In her book “Storytelling with Data: A Data Visualization Guide for Business Professionals“, Cole Nussbaumer Knaflic highlights the importance of telling stories when presenting data. In the era of big data, companies have access to more information than ever before. But volumes of data alone provide little value without the ability to synthesize insights and communicate meaning. This is where the emerging practice of data storytelling becomes critical.
Since data alone means little without context, narrative and storytelling can make it much more compelling. By blending compelling narrative with visual data exploration, we can shape raw data into stories that inform and inspire.
In this article, we’ll dive deep into data storytelling and explore how to take data analysis from flat statistics to an engaging storyline that captivates your audience.
Storytelling with data in Google Sheets
Storytelling with data: a data visualization guide for business professionals
In her book, Cole Nussbaumer Knaflic aims to help business professionals effectively communicate insights using data storytelling. According to the author, presenting data is not just about charts and graphs but about telling a compelling story that resonates with the audience.
Here are some of the key ideas from the book:
The importance of context
- Exploratory analysis helps you understand and explore the data to find insights. On the other hand, explanatory analysis focuses on communicating insights.
- Know your audience and what you want them to know or do before visualizing data.
- Develop a 3-minute story and a big idea to articulate the main message.
Choosing an effective visual.
- Tables allow reading data but graphs communicate faster visually.
- Scatterplots show relationships between two variables.
- Lines connect continuous data over time.
- Bar charts are common but effective for comparisons.
- Avoid area graphs as humans struggle judging 2D space quantitatively.
Clutter is your enemy!
- Clutter creates cognitive load and distracts from the message.
- Use proximity, similarity, enclosure, closure and connection to tie related elements.
- Focus your audience’s attention
- Use preattentive attributes like size and color strategically to draw attention.
- Color should be used sparingly on the important elements.
- Be consistent with colors across visuals.
Think like a designer
- Highlight the most important parts of the visual.
- Eliminate elements that distract from the key message.
- Aesthetics make visuals easier to use and understand.
Lessons in storytelling
- Structure story with beginning, middle, and end.
- Involve the audience, build context, present insights, and end with a call to action.
- Use repetition to help your audience retain the message.
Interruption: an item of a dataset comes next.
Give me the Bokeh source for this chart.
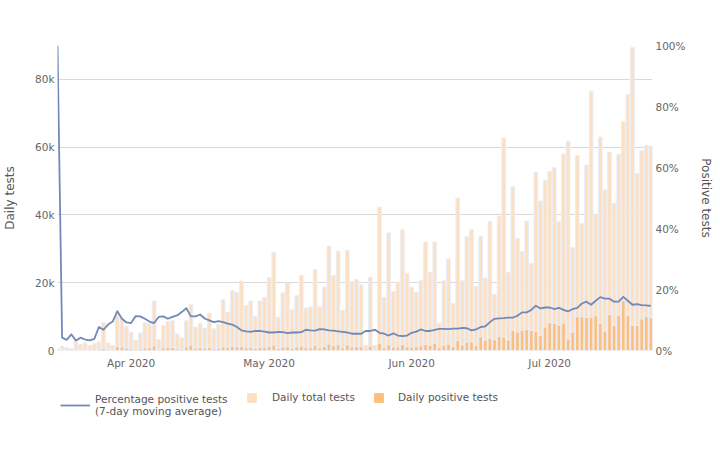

Storytelling with data in Google Sheets
Now we can put it all together and start telling stories with data. In order to engage the audience and tell a story, we will follow some of the principles presented in the book:
- Understand the context
- Choose an appropriate display
- Think like a designer
- Tell a story
Understanding the context
Let’s say we need to secure increased investment in training and development for the sales team. As a sales manager, I will prepare a compelling presentation for upper management, utilizing data storytelling to illustrate how strategic training initiatives correlate directly with sales growth. We’ll begin by identifying the audience, figuring out what they need to know and how we can convince them to invest in training.
Who: CEO and directors.
What: Understand how investing in training and development can increase sales.
How: Show the correlation between training budget and sales.
Choosing an appropriate visual and thinking like a designer
Here’s the table containing the data we have collected over the last two years.
After performing some exploratory analysis, we have concluded that there is a strong correlation between training budget and sales. If presented in a table format, showcasing the correlation between the training budget and sales over time would be challenging, as the nuances of the upward trend and its impact on sales wouldn’t be as visually apparent to the audience.
Therefore, choosing the appropriate visuals can help the audience identify the relationship between these two variables. In order to show the increase of sales revenue, a simple column chart would be enough.
However, we need to show the audience that this increase in sales has been associated with a higher investment in training. In this example, we could use a stacked chart or a combo chart to convey this message.
This combo chart highlights the relationship between training budget and sales revenue. As you can see, this graph shows the audience that the money invested in training is little compared to total sales revenue. However, it’s not easy to identify a correlation between these variables.
By building a scatter plot, we can show the audience that there is strong correlation between money invested in training and sales revenue.
Telling a story
With just a few charts, we can tell a very compelling story to back up our argument that the company needs to keep investing more in sales training.
We could start off by asking our audience how important they believe it is to invest money in sales training. With that question in mind, we can build a narrative that would show them the correlation between sales training and sales revenue.
- In 2021, there wasn’t an increase in training budget. Sales fluctuated in that year.
- In 2022, there was a gradual increase in training budget. As a result, there was a steady growth in sales.
- The combo chart shows that investment in training is very small compared to the return on this investment.
- The scatter plot shows that there is correlation between sales training and sales revenue.
After presenting the data, the audience would be equipped with all the information they need to make an informed decision.
By telling stories, we can engage our audience and help them make sense of the data. Had we just presented all the data in tables and graphs, the audience wouldn’t be able to read the data so easily.